▸ **Input material**

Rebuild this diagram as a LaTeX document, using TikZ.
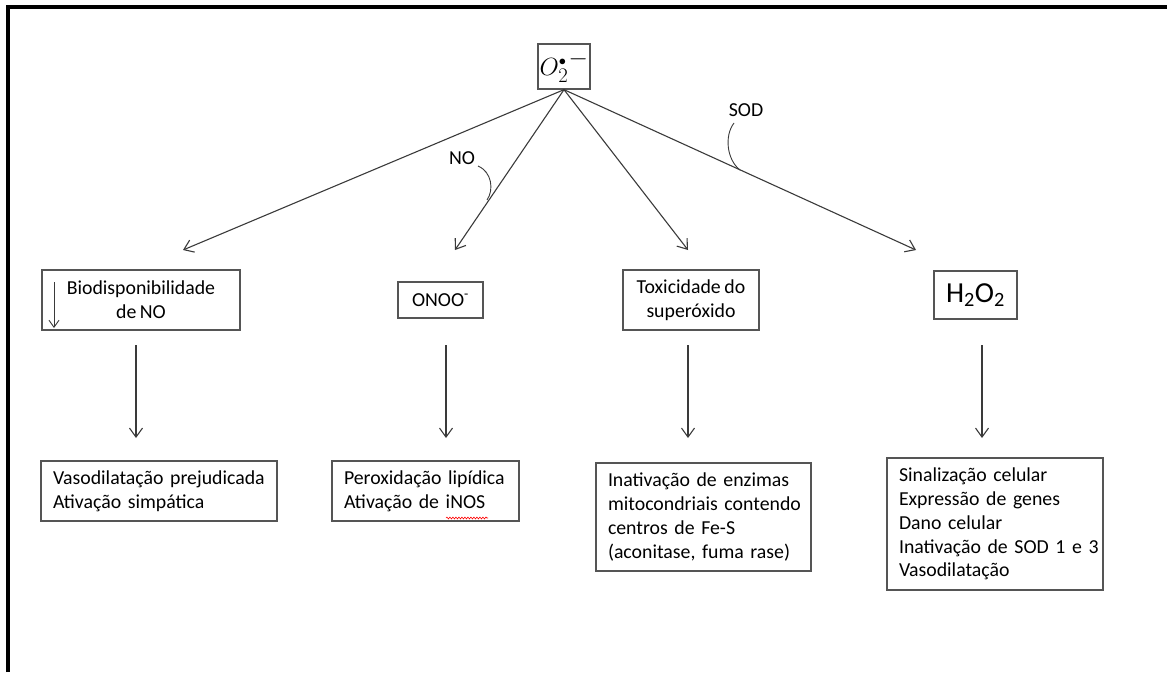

* * *

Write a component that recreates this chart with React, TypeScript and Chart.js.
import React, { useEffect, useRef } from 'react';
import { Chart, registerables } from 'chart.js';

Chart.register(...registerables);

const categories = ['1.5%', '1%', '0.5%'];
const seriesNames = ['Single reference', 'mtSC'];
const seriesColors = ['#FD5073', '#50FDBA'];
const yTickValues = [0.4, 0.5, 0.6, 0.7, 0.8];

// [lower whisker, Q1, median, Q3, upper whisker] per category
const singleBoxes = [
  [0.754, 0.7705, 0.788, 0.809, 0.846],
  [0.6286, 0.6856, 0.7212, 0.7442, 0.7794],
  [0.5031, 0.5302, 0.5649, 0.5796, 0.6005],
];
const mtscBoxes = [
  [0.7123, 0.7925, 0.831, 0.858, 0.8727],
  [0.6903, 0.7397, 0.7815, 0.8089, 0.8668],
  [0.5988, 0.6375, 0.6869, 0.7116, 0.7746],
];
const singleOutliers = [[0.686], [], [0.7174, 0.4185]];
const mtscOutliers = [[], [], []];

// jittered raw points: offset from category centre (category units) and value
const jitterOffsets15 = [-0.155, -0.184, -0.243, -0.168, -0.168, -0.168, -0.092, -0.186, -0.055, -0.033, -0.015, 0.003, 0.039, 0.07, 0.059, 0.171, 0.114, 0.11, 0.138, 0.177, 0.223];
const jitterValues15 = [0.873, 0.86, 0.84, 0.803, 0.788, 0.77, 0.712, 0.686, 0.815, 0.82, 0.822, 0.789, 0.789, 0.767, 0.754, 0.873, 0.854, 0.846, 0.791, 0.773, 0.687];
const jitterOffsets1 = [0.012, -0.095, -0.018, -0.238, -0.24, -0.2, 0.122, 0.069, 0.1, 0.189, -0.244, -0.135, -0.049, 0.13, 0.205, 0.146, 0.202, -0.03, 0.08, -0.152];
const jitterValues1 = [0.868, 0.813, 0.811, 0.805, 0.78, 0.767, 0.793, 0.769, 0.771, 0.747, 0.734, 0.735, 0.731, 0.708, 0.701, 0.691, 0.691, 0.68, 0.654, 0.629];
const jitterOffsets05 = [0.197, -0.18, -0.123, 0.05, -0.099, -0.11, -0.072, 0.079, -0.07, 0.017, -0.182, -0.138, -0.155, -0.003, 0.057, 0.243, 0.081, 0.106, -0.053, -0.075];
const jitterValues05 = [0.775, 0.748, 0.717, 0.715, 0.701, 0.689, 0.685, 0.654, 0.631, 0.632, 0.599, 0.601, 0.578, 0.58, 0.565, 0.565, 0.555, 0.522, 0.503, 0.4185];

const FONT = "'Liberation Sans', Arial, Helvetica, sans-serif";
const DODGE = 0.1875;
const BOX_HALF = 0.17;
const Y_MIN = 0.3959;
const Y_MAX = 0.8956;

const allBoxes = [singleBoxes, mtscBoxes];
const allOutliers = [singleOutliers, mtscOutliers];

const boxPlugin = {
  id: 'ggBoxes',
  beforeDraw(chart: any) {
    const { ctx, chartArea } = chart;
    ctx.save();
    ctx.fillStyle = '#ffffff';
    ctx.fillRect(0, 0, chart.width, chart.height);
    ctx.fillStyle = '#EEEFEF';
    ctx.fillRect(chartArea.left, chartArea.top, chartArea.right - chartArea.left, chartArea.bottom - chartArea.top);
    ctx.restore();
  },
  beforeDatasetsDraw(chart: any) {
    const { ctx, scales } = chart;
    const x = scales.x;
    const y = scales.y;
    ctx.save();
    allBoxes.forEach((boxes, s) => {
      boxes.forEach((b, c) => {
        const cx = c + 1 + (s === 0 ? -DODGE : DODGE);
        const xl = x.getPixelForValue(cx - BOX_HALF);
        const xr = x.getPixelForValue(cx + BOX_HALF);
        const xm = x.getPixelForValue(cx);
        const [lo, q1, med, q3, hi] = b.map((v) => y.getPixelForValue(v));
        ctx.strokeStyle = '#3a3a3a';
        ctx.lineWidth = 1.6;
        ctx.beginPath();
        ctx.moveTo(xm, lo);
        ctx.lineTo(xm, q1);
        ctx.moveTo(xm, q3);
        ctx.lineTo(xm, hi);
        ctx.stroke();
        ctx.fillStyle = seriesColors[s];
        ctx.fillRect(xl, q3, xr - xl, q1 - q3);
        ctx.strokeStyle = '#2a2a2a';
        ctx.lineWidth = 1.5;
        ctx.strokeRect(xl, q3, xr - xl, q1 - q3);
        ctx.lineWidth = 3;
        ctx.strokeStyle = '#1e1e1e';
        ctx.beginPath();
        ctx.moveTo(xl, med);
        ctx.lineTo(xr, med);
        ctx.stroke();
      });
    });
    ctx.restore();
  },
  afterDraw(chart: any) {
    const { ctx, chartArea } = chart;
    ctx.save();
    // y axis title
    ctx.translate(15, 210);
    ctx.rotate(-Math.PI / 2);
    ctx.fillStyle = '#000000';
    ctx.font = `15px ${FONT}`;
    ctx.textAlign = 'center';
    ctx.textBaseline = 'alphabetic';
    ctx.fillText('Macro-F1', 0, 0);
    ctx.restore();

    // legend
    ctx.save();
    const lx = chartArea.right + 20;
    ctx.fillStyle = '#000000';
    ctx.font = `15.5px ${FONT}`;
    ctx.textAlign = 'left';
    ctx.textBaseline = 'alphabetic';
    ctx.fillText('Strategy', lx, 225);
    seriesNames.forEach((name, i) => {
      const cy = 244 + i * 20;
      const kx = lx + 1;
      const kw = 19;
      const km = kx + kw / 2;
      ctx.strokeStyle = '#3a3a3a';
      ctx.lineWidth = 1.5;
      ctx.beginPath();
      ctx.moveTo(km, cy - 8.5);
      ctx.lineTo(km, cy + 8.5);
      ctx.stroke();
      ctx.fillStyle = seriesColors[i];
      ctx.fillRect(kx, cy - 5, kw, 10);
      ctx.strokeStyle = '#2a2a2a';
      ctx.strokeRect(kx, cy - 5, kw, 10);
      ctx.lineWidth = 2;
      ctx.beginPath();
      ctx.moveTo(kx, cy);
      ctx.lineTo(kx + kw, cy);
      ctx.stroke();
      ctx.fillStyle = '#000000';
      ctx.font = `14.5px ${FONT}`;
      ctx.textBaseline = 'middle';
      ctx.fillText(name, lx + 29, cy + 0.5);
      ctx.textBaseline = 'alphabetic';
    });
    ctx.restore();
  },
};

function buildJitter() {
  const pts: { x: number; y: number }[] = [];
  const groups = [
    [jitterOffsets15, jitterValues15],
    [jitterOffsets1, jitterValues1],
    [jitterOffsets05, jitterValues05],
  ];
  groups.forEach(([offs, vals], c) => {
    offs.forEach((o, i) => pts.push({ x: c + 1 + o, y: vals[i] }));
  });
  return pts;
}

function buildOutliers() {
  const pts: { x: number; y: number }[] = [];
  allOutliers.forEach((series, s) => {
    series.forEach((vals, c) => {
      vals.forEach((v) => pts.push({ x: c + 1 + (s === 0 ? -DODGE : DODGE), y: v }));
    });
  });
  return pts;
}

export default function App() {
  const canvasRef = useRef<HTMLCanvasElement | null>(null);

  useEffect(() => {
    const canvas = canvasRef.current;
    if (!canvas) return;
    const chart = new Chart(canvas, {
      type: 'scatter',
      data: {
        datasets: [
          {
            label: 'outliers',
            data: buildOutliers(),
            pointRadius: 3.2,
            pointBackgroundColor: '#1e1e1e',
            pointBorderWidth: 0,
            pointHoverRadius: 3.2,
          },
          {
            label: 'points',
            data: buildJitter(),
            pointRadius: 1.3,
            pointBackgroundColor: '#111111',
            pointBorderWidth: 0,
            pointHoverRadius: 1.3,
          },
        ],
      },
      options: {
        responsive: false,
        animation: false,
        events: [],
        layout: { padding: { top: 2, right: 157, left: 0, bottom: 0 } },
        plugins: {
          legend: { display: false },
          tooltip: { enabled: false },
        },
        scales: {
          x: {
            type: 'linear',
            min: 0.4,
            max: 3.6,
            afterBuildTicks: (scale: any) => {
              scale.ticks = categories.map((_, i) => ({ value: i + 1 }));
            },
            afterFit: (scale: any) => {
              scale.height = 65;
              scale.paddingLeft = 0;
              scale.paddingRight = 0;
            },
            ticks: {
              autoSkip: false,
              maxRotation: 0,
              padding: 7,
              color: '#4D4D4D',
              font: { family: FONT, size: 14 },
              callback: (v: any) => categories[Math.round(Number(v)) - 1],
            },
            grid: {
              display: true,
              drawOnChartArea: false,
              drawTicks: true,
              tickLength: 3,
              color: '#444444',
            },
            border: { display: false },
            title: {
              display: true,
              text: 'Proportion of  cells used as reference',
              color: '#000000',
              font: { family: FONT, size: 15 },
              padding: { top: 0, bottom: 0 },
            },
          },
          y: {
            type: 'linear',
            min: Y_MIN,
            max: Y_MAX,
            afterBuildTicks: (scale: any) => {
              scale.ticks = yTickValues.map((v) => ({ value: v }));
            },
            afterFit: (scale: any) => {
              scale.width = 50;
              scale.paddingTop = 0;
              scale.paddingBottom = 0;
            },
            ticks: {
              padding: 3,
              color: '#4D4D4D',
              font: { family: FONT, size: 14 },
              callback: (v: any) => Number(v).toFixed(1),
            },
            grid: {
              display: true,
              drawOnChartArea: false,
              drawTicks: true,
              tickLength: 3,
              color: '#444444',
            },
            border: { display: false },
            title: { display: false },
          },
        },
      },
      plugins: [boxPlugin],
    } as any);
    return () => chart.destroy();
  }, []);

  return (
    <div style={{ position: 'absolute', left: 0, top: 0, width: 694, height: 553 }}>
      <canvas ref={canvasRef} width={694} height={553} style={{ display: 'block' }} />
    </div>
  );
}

---

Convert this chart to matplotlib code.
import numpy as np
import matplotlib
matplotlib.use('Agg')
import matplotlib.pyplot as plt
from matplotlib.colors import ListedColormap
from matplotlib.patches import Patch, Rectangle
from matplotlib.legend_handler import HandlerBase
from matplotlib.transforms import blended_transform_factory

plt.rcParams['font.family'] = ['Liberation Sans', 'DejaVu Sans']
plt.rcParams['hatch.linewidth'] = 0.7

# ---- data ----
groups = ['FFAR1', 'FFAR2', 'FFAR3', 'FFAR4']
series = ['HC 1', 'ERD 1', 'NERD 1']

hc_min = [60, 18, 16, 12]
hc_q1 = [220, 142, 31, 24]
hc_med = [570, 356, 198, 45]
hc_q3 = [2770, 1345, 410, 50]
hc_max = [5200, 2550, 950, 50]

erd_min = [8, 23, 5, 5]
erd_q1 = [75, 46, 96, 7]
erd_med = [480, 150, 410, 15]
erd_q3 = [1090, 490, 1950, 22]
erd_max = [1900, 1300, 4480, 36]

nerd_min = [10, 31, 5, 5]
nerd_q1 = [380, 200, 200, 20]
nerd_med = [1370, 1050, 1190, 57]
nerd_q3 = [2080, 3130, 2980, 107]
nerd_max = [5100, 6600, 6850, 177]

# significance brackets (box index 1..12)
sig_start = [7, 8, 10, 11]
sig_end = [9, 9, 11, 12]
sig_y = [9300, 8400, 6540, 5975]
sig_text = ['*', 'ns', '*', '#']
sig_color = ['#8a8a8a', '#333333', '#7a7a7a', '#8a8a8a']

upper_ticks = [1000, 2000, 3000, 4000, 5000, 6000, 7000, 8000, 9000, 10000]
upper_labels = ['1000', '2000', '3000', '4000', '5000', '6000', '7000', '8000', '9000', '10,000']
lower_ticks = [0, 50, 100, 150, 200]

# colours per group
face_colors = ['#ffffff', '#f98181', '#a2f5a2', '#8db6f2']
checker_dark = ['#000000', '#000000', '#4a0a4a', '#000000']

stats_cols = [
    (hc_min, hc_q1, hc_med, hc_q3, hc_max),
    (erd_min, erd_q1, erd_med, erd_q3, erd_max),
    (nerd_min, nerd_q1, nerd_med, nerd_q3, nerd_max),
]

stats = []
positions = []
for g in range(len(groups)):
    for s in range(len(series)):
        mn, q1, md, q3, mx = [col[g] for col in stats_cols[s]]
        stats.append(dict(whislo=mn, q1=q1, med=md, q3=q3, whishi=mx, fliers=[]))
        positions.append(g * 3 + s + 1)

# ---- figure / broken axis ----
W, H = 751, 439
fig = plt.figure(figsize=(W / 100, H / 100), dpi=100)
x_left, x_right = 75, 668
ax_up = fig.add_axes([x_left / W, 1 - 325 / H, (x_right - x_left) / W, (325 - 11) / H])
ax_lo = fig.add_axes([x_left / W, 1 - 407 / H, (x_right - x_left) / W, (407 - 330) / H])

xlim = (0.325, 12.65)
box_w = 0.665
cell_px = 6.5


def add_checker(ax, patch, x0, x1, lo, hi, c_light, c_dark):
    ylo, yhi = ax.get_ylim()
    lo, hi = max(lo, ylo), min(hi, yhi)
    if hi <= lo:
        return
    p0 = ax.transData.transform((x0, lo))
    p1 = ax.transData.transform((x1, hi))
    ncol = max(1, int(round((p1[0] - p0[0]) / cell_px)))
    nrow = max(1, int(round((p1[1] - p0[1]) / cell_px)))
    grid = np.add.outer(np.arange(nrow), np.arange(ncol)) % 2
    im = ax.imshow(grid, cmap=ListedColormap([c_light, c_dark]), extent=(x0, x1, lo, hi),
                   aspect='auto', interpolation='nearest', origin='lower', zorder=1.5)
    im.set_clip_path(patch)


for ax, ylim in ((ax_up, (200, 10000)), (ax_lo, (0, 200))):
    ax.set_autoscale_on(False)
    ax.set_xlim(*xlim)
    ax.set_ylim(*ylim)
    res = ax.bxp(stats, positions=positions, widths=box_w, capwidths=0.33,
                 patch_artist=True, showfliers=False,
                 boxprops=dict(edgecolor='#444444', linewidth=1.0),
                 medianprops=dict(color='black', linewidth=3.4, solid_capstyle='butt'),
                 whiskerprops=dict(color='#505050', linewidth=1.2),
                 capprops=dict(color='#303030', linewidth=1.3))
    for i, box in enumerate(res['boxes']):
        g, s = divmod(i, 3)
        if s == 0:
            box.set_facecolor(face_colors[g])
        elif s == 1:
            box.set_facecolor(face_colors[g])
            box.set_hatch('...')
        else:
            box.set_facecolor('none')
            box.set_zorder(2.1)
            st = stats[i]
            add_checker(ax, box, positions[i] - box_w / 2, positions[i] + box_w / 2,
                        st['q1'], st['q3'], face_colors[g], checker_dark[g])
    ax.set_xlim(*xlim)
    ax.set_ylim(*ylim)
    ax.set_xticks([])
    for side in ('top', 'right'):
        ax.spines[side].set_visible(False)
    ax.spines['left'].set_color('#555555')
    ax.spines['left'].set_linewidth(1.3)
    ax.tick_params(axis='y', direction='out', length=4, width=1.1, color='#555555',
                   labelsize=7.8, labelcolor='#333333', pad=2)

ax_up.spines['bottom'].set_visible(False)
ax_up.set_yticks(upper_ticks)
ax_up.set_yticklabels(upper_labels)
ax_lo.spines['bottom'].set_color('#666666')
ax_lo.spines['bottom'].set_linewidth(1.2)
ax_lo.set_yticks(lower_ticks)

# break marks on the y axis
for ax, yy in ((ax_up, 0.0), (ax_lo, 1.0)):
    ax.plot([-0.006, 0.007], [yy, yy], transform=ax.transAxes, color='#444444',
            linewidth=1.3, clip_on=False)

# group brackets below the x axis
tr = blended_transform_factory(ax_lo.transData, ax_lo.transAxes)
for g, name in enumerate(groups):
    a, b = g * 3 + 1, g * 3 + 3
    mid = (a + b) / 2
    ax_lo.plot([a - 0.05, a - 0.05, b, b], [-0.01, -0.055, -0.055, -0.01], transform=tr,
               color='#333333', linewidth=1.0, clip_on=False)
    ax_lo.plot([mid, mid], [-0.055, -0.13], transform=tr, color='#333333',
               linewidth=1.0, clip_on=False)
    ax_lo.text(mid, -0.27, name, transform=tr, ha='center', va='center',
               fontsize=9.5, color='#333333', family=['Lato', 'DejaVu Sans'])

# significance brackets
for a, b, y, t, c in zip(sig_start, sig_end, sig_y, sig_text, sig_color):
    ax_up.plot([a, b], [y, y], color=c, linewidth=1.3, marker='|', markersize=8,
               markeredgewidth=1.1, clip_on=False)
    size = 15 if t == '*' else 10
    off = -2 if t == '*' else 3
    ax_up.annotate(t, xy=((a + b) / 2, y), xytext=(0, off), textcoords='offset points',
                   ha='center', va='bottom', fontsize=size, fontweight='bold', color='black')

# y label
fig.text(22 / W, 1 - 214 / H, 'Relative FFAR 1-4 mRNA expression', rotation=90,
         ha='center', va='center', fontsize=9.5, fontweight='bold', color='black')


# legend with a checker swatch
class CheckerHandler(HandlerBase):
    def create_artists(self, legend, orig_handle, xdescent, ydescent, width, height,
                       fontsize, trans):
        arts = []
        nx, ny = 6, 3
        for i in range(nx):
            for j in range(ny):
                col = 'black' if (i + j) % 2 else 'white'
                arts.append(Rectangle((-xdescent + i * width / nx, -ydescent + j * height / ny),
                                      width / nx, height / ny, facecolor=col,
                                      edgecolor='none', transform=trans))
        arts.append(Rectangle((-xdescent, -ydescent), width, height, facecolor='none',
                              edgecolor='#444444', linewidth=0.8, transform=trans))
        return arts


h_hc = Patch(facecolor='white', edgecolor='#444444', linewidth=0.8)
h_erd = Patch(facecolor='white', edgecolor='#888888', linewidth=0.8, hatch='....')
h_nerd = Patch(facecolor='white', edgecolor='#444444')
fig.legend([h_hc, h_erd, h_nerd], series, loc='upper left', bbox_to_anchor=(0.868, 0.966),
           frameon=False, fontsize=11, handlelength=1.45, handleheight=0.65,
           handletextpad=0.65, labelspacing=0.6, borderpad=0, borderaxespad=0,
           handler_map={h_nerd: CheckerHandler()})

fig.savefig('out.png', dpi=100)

▸ **What the task requires**
Repeat word for word the lines from the line with "Write a component" to the line with "Chart.register(...registerables);", both lines included.

▸ **Answer to this problem**
Write a component that recreates this chart with React, TypeScript and Chart.js.
import React, { useEffect, useRef } from 'react';
import { Chart, registerables } from 'chart.js';

Chart.register(...registerables);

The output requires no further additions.